## WRITTEN INSTRUCTION
Find every line in the records below that holds the word "this", and copy it out.

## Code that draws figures
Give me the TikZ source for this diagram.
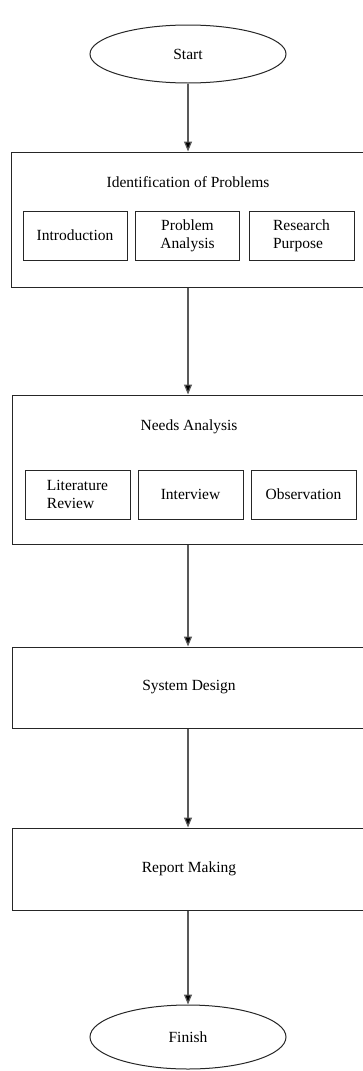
\documentclass[tikz,border=0pt]{standalone}
\usepackage{fontspec}
\setmainfont{Liberation Serif}
\usetikzlibrary{shapes.geometric,arrows.meta}

\begin{document}
\begin{tikzpicture}[x=1pt,y=-1pt,
	font=\fontsize{15.5}{18}\selectfont,
	term/.style={ellipse,draw=black!85,line width=1pt,minimum width=196pt,minimum height=58pt},
	phase/.style={rectangle,draw=black!85,line width=1pt,minimum width=354pt},
	part/.style={rectangle,draw=black!85,line width=1pt,minimum width=104pt,minimum height=49pt,align=center},
	flow/.style={draw=black!65,line width=1.2pt,-{Triangle[width=8pt,length=10pt,fill=black]}}]
	\useasboundingbox (0,0) rectangle (363,1071);
	% start
		\node[term] (start) at (188,54) {Start};
	% identification of problems
		\node[phase,minimum height=135pt] (ident) at (188,219.5) {};
		\node (identtitle) at (188,182) {Identification of Problems};
		\node[part] (intro) at (75,235.5) {Introduction};
		\node[part] (probanal) at (187.5,235.5) {Problem\\Analysis};
		\node[part,minimum width=105pt,align=left] (purpose) at (301.5,235.5) {Research\\Purpose};
	% needs analysis
		\node[phase,minimum height=149pt] (needs) at (189,469.5) {};
		\node (needstitle) at (189,427) {Needs Analysis};
		\node[part,minimum width=105pt,align=left] (litrev) at (77.5,494.5) {Literature\\Review};
		\node[part,minimum width=105pt] (interview) at (190.5,494.5) {Interview};
		\node[part,minimum width=105pt] (observe) at (303.5,494.5) {Observation};
	% system design and report
		\node[phase,minimum height=81pt] (design) at (189,687.5) {System Design};
		\node[phase,minimum height=82pt] (report) at (189,869) {Report Making};
	% finish
		\node[term,minimum height=64pt] (finish) at (188,1037) {Finish};
	% arrows
		\draw[flow] (start) -- (start |- ident.north);
		\draw[flow] (ident.south -| start) -- (start |- needs.north);
		\draw[flow] (needs.south -| start) -- (start |- design.north);
		\draw[flow] (design.south -| start) -- (start |- report.north);
		\draw[flow] (report.south -| start) -- (finish);
\end{tikzpicture}
\end{document}
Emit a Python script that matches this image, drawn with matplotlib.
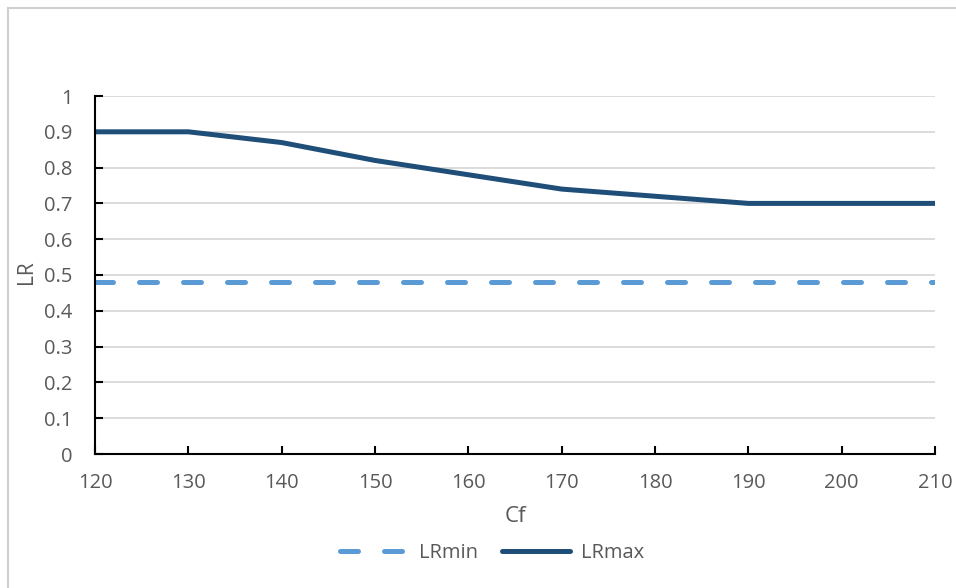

## EXERCISE RESULT
Give me the TikZ source for this diagram.
Emit a Python script that matches this image, drawn with matplotlib.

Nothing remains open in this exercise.